Déclaration de candidature poussive

M. Valls n’en était pas à sa première sortie mouvementée. Le 22 décembre, à Strasbourg, un individu avait voulu enfariner l’ancien premier ministre pour l’interpeller à propos du 49.3, l’article de la Constitution permettant de faire adopter une loi sans le vote du Parlement.
« 49.3 on n’oublie pas ! On n’oublie pas ! », avait lancé l’auteur de l’incident en s’adressant à Manuel Valls, lequel s’apprêtait à entrer dans un café. « C’est un bon présage. C’était de la farine sans gluten, donc j’apprécie l’attention », avait ironisé à sa sortie l’ancien maire d’Evry (2001-2011), dont le manteau avait entre-temps été nettoyé.

Après une déclaration de candidature poussive en décembre, M. Valls a passé ces dernières semaines à devoir se justifier sur son bilan à Matignon. L’ex-premier ministre a tenté de renouer avec lui-même, ses idées et son style. Incarnant la candidature de la gauche gouvernementale, l’ancien rocardien se pose en successeur de M. Hollande. Il a eu l’occasion d’assumer le bilan du quinquennat, qui est aussi le sien, lors des trois débats qui ont précédé la primaire.

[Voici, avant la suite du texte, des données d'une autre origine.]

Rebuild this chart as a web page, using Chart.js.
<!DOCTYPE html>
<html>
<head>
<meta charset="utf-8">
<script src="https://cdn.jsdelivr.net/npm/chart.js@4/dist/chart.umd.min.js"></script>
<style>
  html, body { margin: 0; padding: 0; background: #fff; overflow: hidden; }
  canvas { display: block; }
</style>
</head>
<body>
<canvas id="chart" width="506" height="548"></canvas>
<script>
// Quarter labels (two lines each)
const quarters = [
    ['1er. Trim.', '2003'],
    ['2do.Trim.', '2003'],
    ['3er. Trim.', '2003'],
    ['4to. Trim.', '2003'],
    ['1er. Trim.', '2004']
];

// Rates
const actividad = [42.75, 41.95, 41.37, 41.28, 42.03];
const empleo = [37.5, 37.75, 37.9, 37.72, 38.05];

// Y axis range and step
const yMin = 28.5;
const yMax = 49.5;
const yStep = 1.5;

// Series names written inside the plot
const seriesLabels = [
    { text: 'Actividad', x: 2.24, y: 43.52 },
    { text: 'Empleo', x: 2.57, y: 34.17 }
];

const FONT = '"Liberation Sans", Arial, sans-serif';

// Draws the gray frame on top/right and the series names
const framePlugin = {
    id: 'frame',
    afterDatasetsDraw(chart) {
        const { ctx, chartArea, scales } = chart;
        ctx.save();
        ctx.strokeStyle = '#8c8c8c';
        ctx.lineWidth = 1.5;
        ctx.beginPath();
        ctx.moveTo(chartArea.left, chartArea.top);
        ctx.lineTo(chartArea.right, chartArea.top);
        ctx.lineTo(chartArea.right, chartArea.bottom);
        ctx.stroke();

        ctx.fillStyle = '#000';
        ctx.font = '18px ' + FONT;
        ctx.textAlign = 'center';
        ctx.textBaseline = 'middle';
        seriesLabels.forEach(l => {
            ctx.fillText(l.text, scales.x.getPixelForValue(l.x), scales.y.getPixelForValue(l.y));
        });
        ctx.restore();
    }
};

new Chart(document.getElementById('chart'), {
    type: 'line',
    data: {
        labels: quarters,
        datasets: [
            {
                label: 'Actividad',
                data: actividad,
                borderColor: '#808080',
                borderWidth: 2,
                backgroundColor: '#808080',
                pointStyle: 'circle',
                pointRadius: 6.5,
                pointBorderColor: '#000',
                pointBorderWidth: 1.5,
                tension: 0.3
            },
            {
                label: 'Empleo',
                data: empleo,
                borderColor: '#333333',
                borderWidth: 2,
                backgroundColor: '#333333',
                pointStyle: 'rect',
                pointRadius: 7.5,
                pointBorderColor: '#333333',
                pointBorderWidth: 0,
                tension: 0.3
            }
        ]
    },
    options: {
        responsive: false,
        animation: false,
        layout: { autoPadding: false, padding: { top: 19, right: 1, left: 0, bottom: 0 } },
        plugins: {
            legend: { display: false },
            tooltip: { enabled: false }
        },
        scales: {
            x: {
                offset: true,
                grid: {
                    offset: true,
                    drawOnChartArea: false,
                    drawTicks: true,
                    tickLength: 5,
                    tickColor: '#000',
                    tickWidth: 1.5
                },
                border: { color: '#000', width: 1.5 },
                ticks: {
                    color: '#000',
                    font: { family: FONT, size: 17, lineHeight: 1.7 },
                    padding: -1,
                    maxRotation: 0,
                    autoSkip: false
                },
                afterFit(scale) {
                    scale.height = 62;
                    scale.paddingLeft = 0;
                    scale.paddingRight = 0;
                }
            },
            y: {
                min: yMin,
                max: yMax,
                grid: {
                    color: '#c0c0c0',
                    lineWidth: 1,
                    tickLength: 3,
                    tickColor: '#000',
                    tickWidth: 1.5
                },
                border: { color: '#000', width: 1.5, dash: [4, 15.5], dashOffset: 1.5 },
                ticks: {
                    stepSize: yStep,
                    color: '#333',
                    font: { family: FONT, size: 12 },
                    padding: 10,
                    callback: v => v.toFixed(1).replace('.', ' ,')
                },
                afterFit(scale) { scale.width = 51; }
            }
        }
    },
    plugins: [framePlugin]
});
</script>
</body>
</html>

Dans un entretien au Monde, M. Valls déclarait le 16 janvier :

« C’est souvent le problème de la gauche française : elle gouverne dans des moments difficiles, puis engage elle-même des procès en trahison. […] Gouverner, c’est difficile. Et moi, j’ai assumé les responsabilités. Je suis convaincu que la France a toujours besoin de la gauche et je veux l’incarner. »

Manuel Valls a été notamment la cible de ses concurrents au sein du Parti socialiste. M. Peillon a ainsi exprimé son « désaccord profond » avec lui sur une question « qui a marqué ce quinquennat », celle de l’accueil des réfugiés par la France. « J’ai le sentiment que les Français étaient plus généreux que leurs dirigeants », a glissé l’ancien ministre de l’éducation nationale, reprochant à l’ex-chef du gouvernement les « 5 000 » réfugiés accueillis par la France, « loin des 30 000 promis ».

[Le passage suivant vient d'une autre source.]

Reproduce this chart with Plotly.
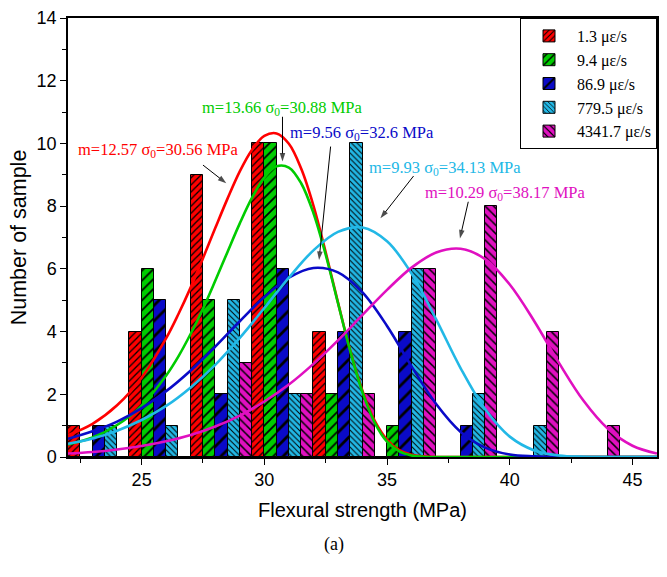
import plotly.graph_objects as go

# ---------------- data ----------------
series_names = ["1.3 με/s", "9.4 με/s", "86.9 με/s", "779.5 με/s", "4341.7 με/s"]
bin_left_edges = [22, 24.5, 27, 29.5, 32, 34.5, 37, 39.5, 42, 44.5]
bin_width = 2.5

counts_red = [1, 4, 9, 10, 4, 0, 0, 0, 0, 0]
counts_green = [0, 6, 5, 10, 2, 1, 0, 0, 0, 0]
counts_blue = [1, 5, 2, 6, 4, 4, 1, 0, 0, 0]
counts_cyan = [1, 1, 5, 2, 10, 6, 2, 1, 0, 0]
counts_magenta = [0, 0, 3, 2, 2, 6, 8, 4, 1, 0]

# fitted Weibull curves
fine_x = [22, 23, 24, 25, 26, 26.5, 27, 27.5, 28, 28.5, 29, 29.5, 30, 30.5, 31, 31.5,
          32, 32.5, 33, 33.5, 34, 34.5, 35, 35.5, 36, 36.5, 37, 38, 39, 40, 41, 42, 43, 44, 45, 46]
curve_red = [0.70, 1.06, 1.65, 2.53, 3.79, 4.56, 5.41, 6.34, 7.30, 8.24, 9.11, 9.80, 10.24, 10.32,
             9.99, 9.20, 8.02, 6.53, 4.93, 3.40, 2.11, 1.15, 0.55, 0.22, 0.07, 0.02, 0, 0, 0, 0, 0, 0, 0, 0, 0, 0]
curve_green = [0.40, 0.62, 1.02, 1.64, 2.60, 3.21, 3.93, 4.73, 5.62, 6.54, 7.45, 8.27, 8.91, 9.27,
               9.23, 8.73, 7.78, 6.45, 4.91, 3.38, 2.06, 1.09, 0.49, 0.18, 0.05, 0.01, 0, 0, 0, 0, 0, 0, 0, 0, 0, 0]
coarse_x = [22, 23, 24, 25, 26, 27, 28, 29, 30, 31, 32, 33, 34, 35, 36, 37, 38, 39, 40, 41, 42, 43, 44, 45, 46]
curve_blue = [0.58, 0.82, 1.13, 1.56, 2.10, 2.76, 3.52, 4.33, 5.10, 5.72, 6.03, 5.89, 5.25, 4.18, 2.89,
              1.69, 0.80, 0.30, 0.08, 0.02, 0, 0, 0, 0, 0]
curve_cyan = [0.42, 0.59, 0.84, 1.18, 1.63, 2.22, 2.94, 3.80, 4.75, 5.72, 6.59, 7.18, 7.32, 6.88, 5.85,
              4.39, 2.83, 1.52, 0.65, 0.21, 0.05, 0.01, 0, 0, 0]
curve_magenta = [0.11, 0.16, 0.24, 0.35, 0.50, 0.70, 0.97, 1.32, 1.77, 2.31, 2.97, 3.72, 4.53, 5.33, 6.04,
                 6.52, 6.64, 6.31, 5.50, 4.33, 3.01, 1.80, 0.90, 0.36, 0.11]

fit_labels = ["m=12.57 σ<sub>0</sub>=30.56 MPa", "m=13.66 σ<sub>0</sub>=30.88 MPa",
              "m=9.56 σ<sub>0</sub>=32.6 MPa", "m=9.93 σ<sub>0</sub>=34.13 MPa",
              "m=10.29 σ<sub>0</sub>=38.17 MPa"]

# ---------------- styling ----------------
colors = ["#FF0000", "#00CC00", "#0A0AC8", "#22B8E6", "#E010C0"]
hatch_shapes = ["/", "/", "/", "\\", "\\"]
hatch_sizes = [5, 7, 11, 4, 6]
serif = "Times New Roman, Liberation Serif, serif"
sans = "Arial, Liberation Sans, sans-serif"

bin_centers = [e + bin_width / 2 for e in bin_left_edges]
all_counts = [counts_red, counts_green, counts_blue, counts_cyan, counts_magenta]
curves = [(fine_x, curve_red), (fine_x, curve_green), (coarse_x, curve_blue),
          (coarse_x, curve_cyan), (coarse_x, curve_magenta)]

fig = go.Figure()
for name, cnt, col, shp, sz in zip(series_names, all_counts, colors, hatch_shapes, hatch_sizes):
    fig.add_trace(go.Bar(
        x=bin_centers, y=cnt, name=name,
        marker=dict(color=col, line=dict(color="black", width=1),
                    pattern=dict(shape=shp, size=sz, solidity=0.25, fgcolor="black",
                                 bgcolor=col, fillmode="replace")),
    ))

for (cx, cy), col in zip(curves, colors):
    fig.add_trace(go.Scatter(x=cx, y=cy, mode="lines", line=dict(color=col, width=2.6, shape="spline"),
                             showlegend=False, hoverinfo="skip"))

# fit labels (text) and pointer arrows
label_pos = [(25.67, 9.79), (30.71, 11.13), (33.98, 10.34), (37.35, 9.21), (39.82, 8.41)]
arrows = [((27.50, 9.31), (28.45, 8.73)),
          ((30.74, 10.85), (30.74, 9.42)),
          ((32.70, 9.90), (32.23, 6.28)),
          ((36.08, 8.96), (34.73, 7.61)),
          ((38.31, 8.14), (37.97, 6.97))]
for txt, (lx, ly), col in zip(fit_labels, label_pos, colors):
    fig.add_annotation(x=lx, y=ly, text=txt, showarrow=False, xref="x", yref="y",
                       font=dict(family=serif, size=16.5, color=col))
for (tail, head) in arrows:
    fig.add_trace(go.Scatter(x=[tail[0], head[0]], y=[tail[1], head[1]], mode="lines+markers",
                             line=dict(color="black", width=1),
                             marker=dict(symbol="arrow", size=[0, 9], angleref="previous",
                                         color="black", line=dict(width=0)),
                             showlegend=False, hoverinfo="skip"))

fig.add_annotation(x=0.4516, y=-0.1997, xref="paper", yref="paper", text="(a)", showarrow=False,
                   font=dict(family=serif, size=18, color="black"), yanchor="middle")

fig.update_layout(
    width=667, height=577,
    margin=dict(l=68, r=10, t=18, b=120),
    paper_bgcolor="white", plot_bgcolor="white",
    barmode="group", bargap=0, bargroupgap=0,
    legend=dict(x=1, y=1, xanchor="right", yanchor="top", bgcolor="white",
                bordercolor="black", borderwidth=1, font=dict(family=serif, size=16, color="black"),
                tracegroupgap=0, itemwidth=46),
    font=dict(family=sans, color="black"),
)
fig.update_xaxes(range=[22, 46], tickvals=[25, 30, 35, 40, 45], ticks="outside", ticklen=6,
                 tickwidth=1.2, tickcolor="black", showline=True, linecolor="black", linewidth=1.5,
                 mirror=True, showgrid=False, zeroline=False, automargin=False,
                 minor=dict(ticks="outside", dtick=2.5, tick0=0, ticklen=4, tickcolor="black"),
                 tickfont=dict(family=sans, size=18),
                 title=dict(text="Flexural strength (MPa)", font=dict(family=sans, size=20), standoff=14))
fig.update_yaxes(range=[0, 14], dtick=2, ticks="outside", ticklen=6, tickwidth=1.2, tickcolor="black",
                 showline=True, linecolor="black", linewidth=1.5, mirror=True, showgrid=False,
                 zeroline=False, automargin=False,
                 minor=dict(ticks="outside", dtick=1, ticklen=4, tickcolor="black"),
                 tickfont=dict(family=sans, size=18),
                 title=dict(text="Number of sample", font=dict(family=sans, size=21.5), standoff=4))

fig.write_html("out.html", config={"displayModeBar": False},
               post_script="document.body.style.margin='0px';")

Réputation de « droitier » au sein du PS

L’ancien maire d’Evry avait officialisé en décembre sa participation à cette seconde primaire, le temps de démissionner de son poste de premier ministre, qu’il occupait depuis 2014. La veille, François Hollande annonçait qu’il renonçait à briguer un second mandat de président de la République et lui laissait donc le champ libre pour entrer en campagne.

Fils d’un artiste peintre espagnol, M. Valls connaît son premier engagement politique en 1980. A 17 ans, il adhère au Mouvement des jeunes socialistes pour soutenir Michel Rocard, auprès de qui il se formera – l’ancien premier ministre, mort en juillet, l’avait reconnu comme un de ses « héritiers ». Né à Barcelone en 1962, naturalisé français vingt ans après, cet amateur de football fabriquera sa « marque », en parlant sécurité et laïcité bien avant que ces sujets ne soient à la mode socialiste.

Ces thématiques lui vaudront la réputation de « droitier » au sein du PS. Une ligne qu’il suivra comme ministre de l’intérieur (2012-2014), puis premier ministre (de mars 2014 à décembre 2016). Pour espérer l’emporter au deuxième tour, le candidat devra désormais convaincre le cœur de l’électorat du PS qu’il peut davantage incarner le rassemblement que Benoît Hamon. Une gageure pour celui qui a théorisé au cours du quinquennat « les gauches irréconciliables ».